One does not have to be a fan of gymnastics, a team, a school or sports in general to appreciate the majesty of exuberant perfection reached by UCLA gymnast Katelyn Ohashi, a native of the Bellevue ‘burb of Newcastle, Saturday at Anaheim Arena.
While I can’t describe it beyond how well her floor exercise routine speaks for itself, I will add that, as a follower of the national political news that is heavy with stories of debasement of civil culture, as well as a clear and present threat to the Constitution and the rule of law, hell, I was ready to be walloped by something joyous.
Ohashi’s display of athleticism and enthusiasm is unmatched in my sports-coverage experience, which includes nine Olympic Games. And perhaps because it wasn’t part of an Olympics, where the pressure seems capable of bending steel and light waves as well as mere humans, is why Ohashi’s delight washed over the event.
Besides dazzling millions, she is living a college woman’s life, something world-class athletes at 21 often yearn to do, but can’t because of the rigors of the ridiculous lifestyle.
In fact, the demands of the Olympic path finally broke Ohashi.
She moved at age nine to Plano, TX., to the World Olympics Gymnastics Academy, one of those expensive youth-sports factories that seem to produce far more heartbreak than gold medals.

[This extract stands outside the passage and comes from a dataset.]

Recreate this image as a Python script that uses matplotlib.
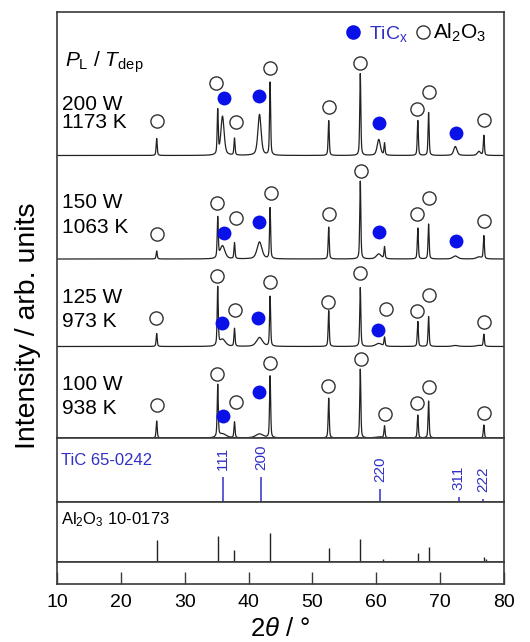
import numpy as np
import matplotlib
matplotlib.use("Agg")
import matplotlib.pyplot as plt

plt.rcParams['font.family'] = ['Liberation Sans', 'DejaVu Sans']
plt.rcParams['mathtext.fontset'] = 'custom'
plt.rcParams['mathtext.rm'] = 'Liberation Sans'
plt.rcParams['mathtext.it'] = 'Liberation Sans:italic'

# peak positions (2theta, deg)
al_angles = [25.58, 35.15, 37.78, 43.36, 52.55, 57.50, 61.30, 66.52, 68.21, 76.87]
tic_angles = [35.9, 41.7, 60.4, 72.4, 76.1]

# sample labels and vertical offsets of each pattern
labels_power = ['200 W', '150 W', '125 W', '100 W']
labels_temp = ['1173 K', '1063 K', '973 K', '938 K']
offsets = [282.5, 179, 91.5, 0]

al_heights = [
    [17, 44, 17, 73, 35, 82, 12, 35, 43, 20],
    [8, 40, 16, 51, 32, 78, 12, 31, 35, 23],
    [13, 58, 18, 50, 36, 59, 9, 25, 30, 12],
    [17, 52, 16, 62, 40, 69, 12, 23, 37, 13],
]
tic_heights = [
    [39, 41, 16, 9, 4],
    [13, 17, 5, 3, 2],
    [7, 9, 3, 1, 1],
    [4, 4, 1, 0, 0],
]
tic_hwhm = [0.3, 0.45, 0.55, 0.7]

# phase markers above the peaks (2theta, height above baseline)
open_x = [
    [25.6, 34.9, 38.0, 43.3, 52.6, 57.5, 66.4, 68.3, 76.9],
    [25.7, 35.1, 38.0, 43.5, 52.6, 57.6, 66.4, 68.3, 76.9],
    [25.5, 35.0, 37.8, 43.3, 52.5, 57.5, 61.6, 66.4, 68.3, 76.9],
    [25.6, 35.0, 38.0, 43.3, 52.5, 57.6, 61.4, 66.4, 68.3, 76.9],
]
open_y = [
    [34.5, 72.8, 33.8, 87.8, 48.2, 92.2, 46.2, 63.2, 35.5],
    [24.7, 55.7, 41.3, 65.7, 44.7, 88.3, 45, 60.7, 38.3],
    [28.2, 70.8, 36.5, 64.8, 44.8, 73.8, 37.2, 35.8, 51.5, 24.8],
    [33, 64, 35.7, 74.7, 52, 79, 23.7, 34.7, 51.3, 24.7],
]
filled_x = [
    [36.2, 41.6, 60.5, 72.5],
    [36.2, 41.6, 60.5, 72.5],
    [35.8, 41.4, 60.2],
    [35.9, 41.6],
]
filled_y = [
    [57.2, 59.8, 32.2, 22.2],
    [26.3, 36.7, 26.7, 18.3],
    [23.8, 28.2, 16.5],
    [22.3, 46.3],
]

# reference cards
tic_ref_angles = [36.0, 41.9, 60.6, 72.9, 76.8]
tic_ref_heights = [25, 25, 12.7, 5, 3]
tic_ref_hkl = ['111', '200', '220', '311', '222']
al_ref_angles = [25.58, 35.15, 37.78, 43.36, 46.18, 52.55, 57.50, 59.74, 61.12, 66.52, 68.21, 70.42, 74.30, 76.87, 77.23]
al_ref_heights = [22, 26, 12, 28.7, 1, 13.7, 23.3, 1.5, 3, 9.3, 15, 1, 1.5, 5.3, 3]

blue = '#0a10e8'
text_blue = '#3030c8'
frame = '#3a3a3a'


def peak(x, c, h, w):
    # pseudo-Voigt profile
    u = ((x - c) / w) ** 2
    return h * (0.5 / (1 + u) + 0.5 * np.exp(-np.log(2) * u))


def pattern(x, i):
    y = np.zeros_like(x)
    for c, h in zip(al_angles, al_heights[i]):
        y += peak(x, c, h, 0.1)
    for c, h in zip(tic_angles, tic_heights[i]):
        y += peak(x, c, h, tic_hwhm[i])
    return y


fig = plt.figure(figsize=(5.3, 6.42), dpi=100)
W, H = 530, 642
left, right = 57.3 / W, 503.8 / W


def add_panel(top_px, bottom_px):
    ax = fig.add_axes([left, 1 - bottom_px / H, right - left, (bottom_px - top_px) / H])
    ax.set_xlim(10, 80)
    for s in ax.spines.values():
        s.set_color(frame)
        s.set_linewidth(1.2)
    ax.set_xticks([])
    ax.set_yticks([])
    return ax


ax = add_panel(12, 438)
ax.set_ylim(0, 426)
x = np.linspace(10, 80, 4001)
for i in range(4):
    ax.plot(x, pattern(x, i) + offsets[i], color='#222222', lw=0.9, zorder=2)
    ax.plot(open_x[i], np.array(open_y[i]) + offsets[i], 'o', ms=9.5, mfc='white',
            mec='#333333', mew=1.0, zorder=3)
    ax.plot(filled_x[i], np.array(filled_y[i]) + offsets[i], 'o', ms=10, color=blue,
            mec='none', zorder=3)

# sample labels
label_y = [(328, 309.7), (230, 205), (135, 111.3), (48, 24)]
for i in range(4):
    ax.text(10.7, label_y[i][0], labels_power[i], fontsize=15, va='baseline')
    ax.text(10.7, label_y[i][1], labels_temp[i], fontsize=15, va='baseline')
ax.text(11.2, 371, r'$P_\mathregular{L}$ / $T_\mathregular{dep}$', fontsize=15, va='baseline')

# phase legend
ax.plot([56.4], [406.3], 'o', ms=10.5, color=blue, mec='none')
ax.text(58.8, 399.5, r'TiC$_\mathregular{x}$', fontsize=14, color=text_blue, va='baseline')
ax.plot([67.4], [406.3], 'o', ms=9.5, mfc='white', mec='#333333', mew=1.0)
ax.text(68.9, 399.5, r'Al$_\mathregular{2}$O$_\mathregular{3}$', fontsize=15, va='baseline')

# TiC reference
ax_t = add_panel(438, 502)
ax_t.set_ylim(0, 64)
ax_t.vlines(tic_ref_angles, 0, tic_ref_heights, color=text_blue, lw=1.1)
for a, h, hkl in zip(tic_ref_angles, tic_ref_heights, tic_ref_hkl):
    ax_t.annotate(hkl, (a, h), xytext=(0, 5), textcoords='offset points', rotation=90,
                  ha='center', va='bottom', fontsize=11, color=text_blue)
ax_t.text(10.6, 37, 'TiC 65-0242', fontsize=12, color=text_blue, va='baseline')

# Al2O3 reference
ax_a = add_panel(502, 562)
ax_a.set_ylim(0, 60)
ax_a.vlines(al_ref_angles, 0, al_ref_heights, color='#222222', lw=1.0)
ax_a.text(10.6, 38, r'Al$_\mathregular{2}$O$_\mathregular{3}$ 10-0173', fontsize=12, va='baseline')

# axis strip
ax_x = add_panel(562, 584)
ax_x.set_ylim(0, 1)
ax_x.set_xticks(np.arange(10, 81, 10))
ax_x.tick_params(axis='x', direction='in', length=8.6, width=1.0, color=frame,
                 labelsize=14, pad=7)

fig.text(0.5295, 1 - 636 / H, r'$2\theta$ / °', fontsize=18.5, ha='center', va='baseline')
fig.text(28 / W, 1 - 326 / H, 'Intensity / arb. units', fontsize=20.5, rotation=90,
         ha='center', va='center')

fig.savefig('out.png', dpi=100)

By 15, plagued by a cracked back, shoulder injuries and despair, she left the sport.
She explained some of her travail to The Players Tribune in a six-minute video posted Aug. 8.
Too often, sports becomes an impossible chase for perfection, especially for the youngest athletes who believe the enormous pressure to please coaches/parents/siblings is the only validation that matters. Any shortfall can be psychologically devastating.

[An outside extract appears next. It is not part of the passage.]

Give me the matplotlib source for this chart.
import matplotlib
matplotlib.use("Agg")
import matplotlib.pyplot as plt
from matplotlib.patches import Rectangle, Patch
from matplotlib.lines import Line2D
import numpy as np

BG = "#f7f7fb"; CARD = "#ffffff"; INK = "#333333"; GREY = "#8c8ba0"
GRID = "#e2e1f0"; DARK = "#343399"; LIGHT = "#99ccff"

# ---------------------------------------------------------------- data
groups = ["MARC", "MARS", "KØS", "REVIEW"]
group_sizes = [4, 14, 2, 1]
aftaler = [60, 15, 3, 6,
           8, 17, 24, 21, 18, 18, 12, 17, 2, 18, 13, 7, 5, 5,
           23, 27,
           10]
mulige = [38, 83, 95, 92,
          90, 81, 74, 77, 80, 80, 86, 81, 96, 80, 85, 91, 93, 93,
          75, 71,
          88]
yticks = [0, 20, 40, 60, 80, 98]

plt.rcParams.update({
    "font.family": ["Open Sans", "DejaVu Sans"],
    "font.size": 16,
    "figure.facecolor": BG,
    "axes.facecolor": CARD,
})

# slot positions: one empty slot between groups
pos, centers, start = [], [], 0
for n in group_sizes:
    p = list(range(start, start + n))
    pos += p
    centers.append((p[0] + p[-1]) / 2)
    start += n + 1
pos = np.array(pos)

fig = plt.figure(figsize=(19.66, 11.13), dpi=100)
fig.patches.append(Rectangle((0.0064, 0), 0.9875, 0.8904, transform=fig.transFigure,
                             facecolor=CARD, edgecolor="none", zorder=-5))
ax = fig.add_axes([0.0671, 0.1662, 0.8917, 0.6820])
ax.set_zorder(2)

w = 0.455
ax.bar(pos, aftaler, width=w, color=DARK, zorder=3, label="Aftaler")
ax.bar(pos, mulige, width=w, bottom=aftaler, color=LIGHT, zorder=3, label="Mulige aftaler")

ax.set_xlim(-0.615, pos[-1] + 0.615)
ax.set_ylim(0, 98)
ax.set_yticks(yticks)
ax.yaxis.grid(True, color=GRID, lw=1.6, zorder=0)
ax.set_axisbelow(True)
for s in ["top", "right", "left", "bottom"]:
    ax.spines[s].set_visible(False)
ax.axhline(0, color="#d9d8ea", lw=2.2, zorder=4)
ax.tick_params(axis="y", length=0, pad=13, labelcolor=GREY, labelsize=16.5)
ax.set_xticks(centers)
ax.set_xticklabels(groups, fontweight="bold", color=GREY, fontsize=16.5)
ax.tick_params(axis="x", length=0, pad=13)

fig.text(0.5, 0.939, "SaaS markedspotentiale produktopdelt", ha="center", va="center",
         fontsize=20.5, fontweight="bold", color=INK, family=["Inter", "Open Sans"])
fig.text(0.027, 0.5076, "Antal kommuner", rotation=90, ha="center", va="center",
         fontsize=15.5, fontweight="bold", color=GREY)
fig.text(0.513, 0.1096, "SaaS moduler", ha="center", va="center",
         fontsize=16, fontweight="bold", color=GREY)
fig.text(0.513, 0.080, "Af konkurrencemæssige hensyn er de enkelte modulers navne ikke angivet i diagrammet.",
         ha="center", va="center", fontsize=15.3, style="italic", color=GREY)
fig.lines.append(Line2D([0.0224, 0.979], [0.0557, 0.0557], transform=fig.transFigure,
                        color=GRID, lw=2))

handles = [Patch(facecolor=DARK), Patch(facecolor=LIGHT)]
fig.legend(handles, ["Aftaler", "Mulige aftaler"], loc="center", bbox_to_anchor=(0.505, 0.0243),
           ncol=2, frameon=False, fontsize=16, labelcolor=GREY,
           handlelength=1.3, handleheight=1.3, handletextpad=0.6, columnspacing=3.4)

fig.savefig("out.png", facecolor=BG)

In no sport is the intensity greater than in women’s gymnastics. The young athletes combine an eagerness to please with a vulnerability that helps open doors to the potential of life-damaging trauma, as seen in the recent sex-abuse scandal that consumed dozens of victims, USA Gymnastics and Michigan State. They allowed serial predator Larry Nassar to roam unchecked for decades until he was finally caught and sentenced to 60 years in jail.
Ohashi was not involved. But she knew she had to leave the Olympics fast track to have a chance at a real life, one that didn’t include near-starvation diets and all-consuming training regimens.
She won’t be on the same platform as Simone Biles, four-time world all-around champion and 2016 Olympics gold medalist.
That doesn’t mean she can’t share joy and greatness with the world.